## Objective
Below are the records; give again exactly the lines from the one containing "Give me the TikZ source for this diagram." through the one containing "(954,14) rectangle (1125,462);", leaving out pictures.

Plotting code records:
** START **
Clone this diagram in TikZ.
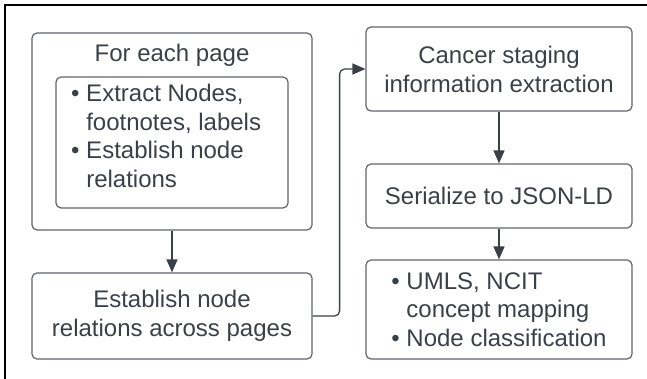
\documentclass[tikz,border=0pt]{standalone}
\usepackage{fontspec}
\setmainfont{Liberation Sans}
\usetikzlibrary{arrows.meta}
\definecolor{ink}{HTML}{3B4048}
\definecolor{edge}{HTML}{60646B}

\begin{document}
\begin{tikzpicture}[x=1pt, y=-1pt,
	box/.style={draw=edge, line width=1.2pt, rounded corners=5pt, inner sep=0pt, text=ink, font=\fontsize{24}{29}\selectfont, align=center},
	txt/.style={text=ink, font=\fontsize{24}{29}\selectfont, inner sep=0pt},
	flow/.style={draw=ink, line width=1.3pt, -{Triangle[length=13pt,width=11pt]}}]
			%%%%% START %%%%%
			
			\useasboundingbox (0,0) rectangle (647,379);
			\draw[line width=1.8pt] (5,379) -- (5,5) -- (647,5);
			
			\node[box, minimum width=280pt, minimum height=197pt] (page) at (172,131.5) {};
			\node[txt] (pagetitle) at (172,55) {For each page};
			\node[box, minimum width=232pt, minimum height=131pt] (steps) at (172,142.5) {};
			\node[txt, align=left, font=\fontsize{24}{28.5}\selectfont, anchor=west] (stepslist) at (71,136) {• Extract Nodes,\\\phantom{• }footnotes, labels\\• Establish node\\\phantom{• }relations};
			
			\node[box, minimum width=280pt, minimum height=86pt] (across) at (172,316) {Establish node\\relations across pages};
			
			\node[box, minimum width=266pt, minimum height=84pt] (staging) at (499,69) {Cancer staging\\information extraction};
			\node[box, minimum width=266pt, minimum height=64pt] (serialize) at (499,196) {Serialize to JSON-LD};
			\node[box, minimum width=266pt, minimum height=99pt, align=left, font=\fontsize{24}{28.5}\selectfont] (mapping) at (499,309.5) {• UMLS, NCIT\\\phantom{• }concept mapping\\• Node classification};
			
			\draw[flow] (page) -- (across);
			\draw[flow, rounded corners=5pt] (across.east) -- ++(27,0) |- (staging.west);
			\draw[flow] (staging) -- (serialize);
			\draw[flow] (serialize) -- (mapping);
			
			%%%%% END %%%%%
\end{tikzpicture}
\end{document}
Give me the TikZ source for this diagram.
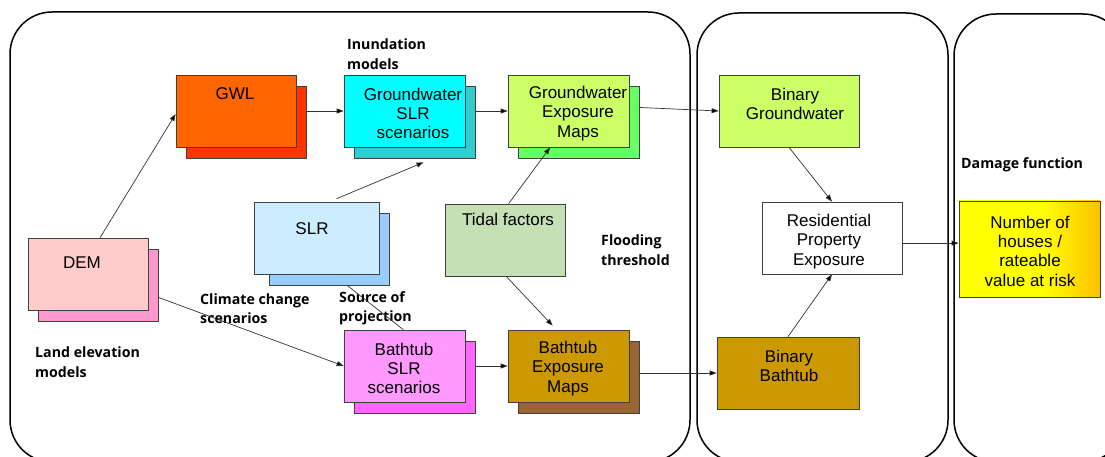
\documentclass[tikz,border=0pt]{standalone}
\usepackage{fontspec}
\setmainfont{Liberation Sans}
\newfontfamily\lblfont{Open Sans}
\usetikzlibrary{arrows.meta,calc}
\definecolor{boxline}{HTML}{404040}
\definecolor{linegray}{HTML}{333333}
\definecolor{gwlF}{HTML}{FF6600}
\definecolor{gwlS}{HTML}{FF3300}
\definecolor{cyanF}{HTML}{00FFFF}
\definecolor{cyanS}{HTML}{33CCCC}
\definecolor{limeF}{HTML}{CCFF66}
\definecolor{limeS}{HTML}{66FF66}
\definecolor{tidalF}{HTML}{C5E0B4}
\definecolor{slrF}{HTML}{CCECFF}
\definecolor{slrS}{HTML}{99CCFF}
\definecolor{demF}{HTML}{FFCCCC}
\definecolor{demS}{HTML}{FF99CC}
\definecolor{pinkF}{HTML}{FF99FF}
\definecolor{pinkS}{HTML}{FF66FF}
\definecolor{goldF}{HTML}{CC9900}
\definecolor{brownS}{HTML}{996633}
\definecolor{numY}{HTML}{FFFF00}
\definecolor{numO}{HTML}{FFC000}
\pgfdeclarehorizontalshading{numshade}{100bp}{color(0bp)=(numY); color(25bp)=(numY); color(55bp)=(numY); color(75bp)=(numO); color(100bp)=(numO)}
\tikzset{
  panel/.style={draw=black, line width=1.5pt, rounded corners=42pt},
  box/.style={draw=boxline, line width=0.7pt, minimum width=120pt, minimum height=72pt, inner sep=0pt},
  boxtext/.style={font=\fontsize{17}{19.3}\selectfont, align=center, inner sep=0pt},
  lbl/.style={font=\lblfont\bfseries\fontsize{14.2}{19.5}\selectfont, align=left, anchor=west, inner sep=0pt},
  conn/.style={draw=linegray, line width=0.7pt, -{Triangle[length=7pt,width=5pt,fill=black]}},
  plainconn/.style={draw=linegray, line width=0.7pt}
}
\begin{document}
\begin{tikzpicture}[x=1pt,y=-1pt]
\useasboundingbox (0,0) rectangle (1105,457);
\clip (0,0) rectangle (1105,457);
\fill[white] (0,0) rectangle (1105,457);

% panels
\draw[panel] (10,12) rectangle (690,462);
\draw[panel] (697,13) rectangle (948,462);
\draw[panel] (954,14) rectangle (1125,462);

% shadows
\node[box, fill=gwlS]   (gwlS)     at (246,122) {};
\node[box, fill=cyanS, minimum width=121pt]  (gwslrS)  at (415,122) {};
\node[box, fill=limeS, minimum width=121pt]  (gwexpS)  at (578.5,122) {};
\node[box, fill=slrS]   (slrS)     at (329,249) {};
\node[box, fill=demS]   (demS)     at (98,285) {};
\node[box, fill=pinkS, minimum width=121pt]  (bathslrS) at (415,377) {};
\node[box, fill=brownS, minimum width=121pt] (bathexpS) at (578.5,377) {};

% front boxes
\node[box, fill=gwlF]   (gwl)     at (236,111) {};
\node[box, fill=cyanF, minimum width=121pt]  (gwslr)  at (404.5,111) {};
\node[box, fill=limeF, minimum width=121pt]  (gwexp)  at (568.5,111) {};
\node[box, fill=limeF, minimum width=140pt]  (bingw)  at (789,111) {};
\node[box, fill=white, minimum width=140pt]  (res)    at (832,238) {};
\node[box, shading=numshade, minimum width=141pt, minimum height=96pt] (num) at (1029.5,249) {};
\node[box, fill=goldF, minimum width=142pt]  (binbath) at (788,373) {};
\node[box, fill=goldF, minimum width=121pt]  (bathexp) at (568.5,366) {};
\node[box, fill=pinkF, minimum width=121pt]  (bathslr) at (404.5,366) {};
\node[box, fill=tidalF] (tidal) at (505,240) {};
\node[box, fill=slrF, minimum width=125pt] (slr) at (316.5,238) {};
\node[box, fill=demF] (dem) at (88,274) {};

% box texts
\node[boxtext] (gwlT)     at (235,94)   {GWL};
\node[boxtext] (gwslrT)   at (413,113.5)  {Groundwater\\SLR\\scenarios};
\node[boxtext] (gwexpT)   at (578,113.5)  {Groundwater\\Exposure\\Maps};
\node[boxtext] (bingwT)   at (795,104) {Binary\\Groundwater};
\node[boxtext] (resT)     at (829,241.5)  {Residential\\Property\\Exposure};
\node[boxtext] (numT)     at (1030,251) {Number of\\houses /\\rateable\\value at risk};
\node[boxtext] (binbathT) at (789,366) {Binary\\Bathtub};
\node[boxtext] (bathexpT) at (568,368.5)  {Bathtub\\Exposure\\Maps};
\node[boxtext] (bathslrT) at (404,368.5)  {Bathtub\\SLR\\scenarios};
\node[boxtext] (tidalT)   at (508,219.5)  {Tidal factors};
\node[boxtext] (slrT)     at (312,228.5)  {SLR};
\node[boxtext] (demT)     at (82,262.5)   {DEM};

% labels
\node[lbl] (lInund) at (347,54) {Inundation\\models};
\node[lbl] (lLand)  at (35,362) {Land elevation\\models};
\node[lbl] (lClim)  at (200,308.5)  {Climate change\\scenarios};
\node[lbl] (lSrc)   at (339,308.5)  {Source of\\projection};
\node[lbl] (lFlood) at (601,250) {Flooding\\threshold};
\node[lbl] (lDmg)   at (961,164.5)  {Damage function};

% connector end points
\coordinate (demTop)   at ($(dem.north west)!0.6!(dem.north east)$);
\coordinate (gwexpOut) at ($(gwexpS.north east)!0.3!(gwexpS.south east)$);
\coordinate (slrTop)   at ($(slr.north west)!0.66!(slr.north east)$);
\coordinate (gwslrIn)  at ($(gwslrS.south west)!0.57!(gwslrS.south east)$);
\coordinate (tidalTop) at ($(tidal.north west)!0.53!(tidal.north east)$);
\coordinate (gwexpIn)  at ($(gwexp.south west)!0.35!(gwexp.south east)$);
\coordinate (tidalBot) at ($(tidal.south west)!0.51!(tidal.south east)$);
\coordinate (bathexpIn) at ($(bathexp.north west)!0.37!(bathexp.north east)$);
\coordinate (slrBot)   at ($(slrS.south west)!0.65!(slrS.south east)$);
\coordinate (bathslrIn) at ($(bathslr.north west)!0.49!(bathslr.north east)$);
\coordinate (demOut)   at ($(demS.north east)!0.67!(demS.south east)$);
\coordinate (resOut)   at ($(res.north east)!0.57!(res.south east)$);

% connectors
\draw[conn] (demTop) -- ([yshift=-3pt]gwl.west);
\draw[conn] (gwl.east -| gwlS.east) -- (gwslr.west);
\draw[conn] (gwslr.east -| gwslrS.east) -- (gwexp.west);
\draw[conn] (gwexpOut) -- (bingw.west);
\draw[conn] ([yshift=3pt]slrTop) -- ([yshift=-4pt]gwslrIn);
\draw[conn] (tidalTop) -- (gwexpIn);
\draw[conn] (tidalBot) -- ([yshift=4pt]bathexpIn);
\draw[plainconn] (slrBot) -- (bathslrIn);
\draw[conn] (demOut) -- (bathslr.west);
\draw[conn] (bathslr.east -| bathslrS.east) -- (bathexp.west);
\draw[conn] (binbath.west -| bathexpS.east) -- (binbath.west);
\draw[conn] (bingw.south) -- (res.north);
\draw[conn] (binbath.north) -- (res.south);
\draw[conn] (resOut) -- (resOut -| num.west);
\end{tikzpicture}
\end{document}
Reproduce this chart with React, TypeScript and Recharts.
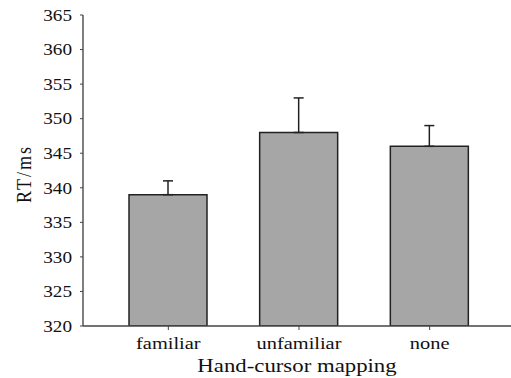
import React from 'react';
import { BarChart, Bar, XAxis, YAxis, ErrorBar } from 'recharts';

const categories = ['familiar', 'unfamiliar', 'none'];
const meanRT = [339, 348, 346];
const errorUp = [2, 5, 3];
const yTicks = [320, 325, 330, 335, 340, 345, 350, 355, 360, 365];

const data = categories.map((name, i) => ({
  name,
  rt: meanRT[i],
  err: [0, errorUp[i]],
}));

const FONT = '"Liberation Serif", "Times New Roman", serif';
const STRETCH = 1.2;

const YTick = ({ x, y, payload }: any) => (
  <text
    transform={`translate(${x},${y}) scale(${STRETCH},1)`}
    textAnchor="end"
    dy="0.36em"
    fontFamily={FONT}
    fontSize={16}
    fill="#111"
  >
    {payload.value}
  </text>
);

const XTick = ({ x, y, payload }: any) => (
  <text
    transform={`translate(${x},${y + 17}) scale(${STRETCH},1)`}
    textAnchor="middle"
    fontFamily={FONT}
    fontSize={17}
    fill="#111"
  >
    {payload.value}
  </text>
);

const XLabel = ({ viewBox }: any) => (
  <text
    transform={`translate(${viewBox.x + viewBox.width / 2},${viewBox.y + 46}) scale(${STRETCH},1)`}
    textAnchor="middle"
    fontFamily={FONT}
    fontSize={19}
    fill="#111"
  >
    Hand-cursor mapping
  </text>
);

const YLabel = () => (
  <text
    transform={`translate(31,174) scale(${STRETCH},1) rotate(-90)`}
    textAnchor="middle"
    fontFamily={FONT}
    fontSize={18}
    letterSpacing={2}
    fill="#111"
  >
    RT/ms
  </text>
);

export default function App() {
  return (
    <div style={{ position: 'absolute', left: 0, top: 0, background: '#fff' }}>
      <BarChart
        width={511}
        height={378}
        data={data}
        margin={{ top: 15, right: 0, bottom: 0, left: 0 }}
      >
        <XAxis
          dataKey="name"
          height={52}
          padding={{ left: 20, right: 16 }}
          tickSize={4}
          tickMargin={2}
          axisLine={{ stroke: '#444', strokeWidth: 1.5 }}
          tickLine={{ stroke: '#444' }}
          tick={<XTick />}
          label={<XLabel />}
        />
        <YAxis
          width={83}
          domain={[320, 365]}
          ticks={yTicks}
          interval={0}
          allowDataOverflow
          tickSize={3}
          tickMargin={8}
          axisLine={{ stroke: '#555', strokeWidth: 1.5 }}
          tickLine={{ stroke: '#444' }}
          tick={<YTick />}
          label={<YLabel />}
        />
        <Bar
          dataKey="rt"
          fill="#a6a6a6"
          stroke="#222"
          strokeWidth={1.5}
          barSize={78}
          isAnimationActive={false}
        >
          <ErrorBar dataKey="err" width={5} stroke="#222" strokeWidth={1.5} isAnimationActive={false} />
        </Bar>
      </BarChart>
    </div>
  );
}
** END **
## Complete answer
Give me the TikZ source for this diagram.
\documentclass[tikz,border=0pt]{standalone}
\usepackage{fontspec}
\setmainfont{Liberation Sans}
\newfontfamily\lblfont{Open Sans}
\usetikzlibrary{arrows.meta,calc}
\definecolor{boxline}{HTML}{404040}
\definecolor{linegray}{HTML}{333333}
\definecolor{gwlF}{HTML}{FF6600}
\definecolor{gwlS}{HTML}{FF3300}
\definecolor{cyanF}{HTML}{00FFFF}
\definecolor{cyanS}{HTML}{33CCCC}
\definecolor{limeF}{HTML}{CCFF66}
\definecolor{limeS}{HTML}{66FF66}
\definecolor{tidalF}{HTML}{C5E0B4}
\definecolor{slrF}{HTML}{CCECFF}
\definecolor{slrS}{HTML}{99CCFF}
\definecolor{demF}{HTML}{FFCCCC}
\definecolor{demS}{HTML}{FF99CC}
\definecolor{pinkF}{HTML}{FF99FF}
\definecolor{pinkS}{HTML}{FF66FF}
\definecolor{goldF}{HTML}{CC9900}
\definecolor{brownS}{HTML}{996633}
\definecolor{numY}{HTML}{FFFF00}
\definecolor{numO}{HTML}{FFC000}
\pgfdeclarehorizontalshading{numshade}{100bp}{color(0bp)=(numY); color(25bp)=(numY); color(55bp)=(numY); color(75bp)=(numO); color(100bp)=(numO)}
\tikzset{
  panel/.style={draw=black, line width=1.5pt, rounded corners=42pt},
  box/.style={draw=boxline, line width=0.7pt, minimum width=120pt, minimum height=72pt, inner sep=0pt},
  boxtext/.style={font=\fontsize{17}{19.3}\selectfont, align=center, inner sep=0pt},
  lbl/.style={font=\lblfont\bfseries\fontsize{14.2}{19.5}\selectfont, align=left, anchor=west, inner sep=0pt},
  conn/.style={draw=linegray, line width=0.7pt, -{Triangle[length=7pt,width=5pt,fill=black]}},
  plainconn/.style={draw=linegray, line width=0.7pt}
}
\begin{document}
\begin{tikzpicture}[x=1pt,y=-1pt]
\useasboundingbox (0,0) rectangle (1105,457);
\clip (0,0) rectangle (1105,457);
\fill[white] (0,0) rectangle (1105,457);

% panels
\draw[panel] (10,12) rectangle (690,462);
\draw[panel] (697,13) rectangle (948,462);
\draw[panel] (954,14) rectangle (1125,462);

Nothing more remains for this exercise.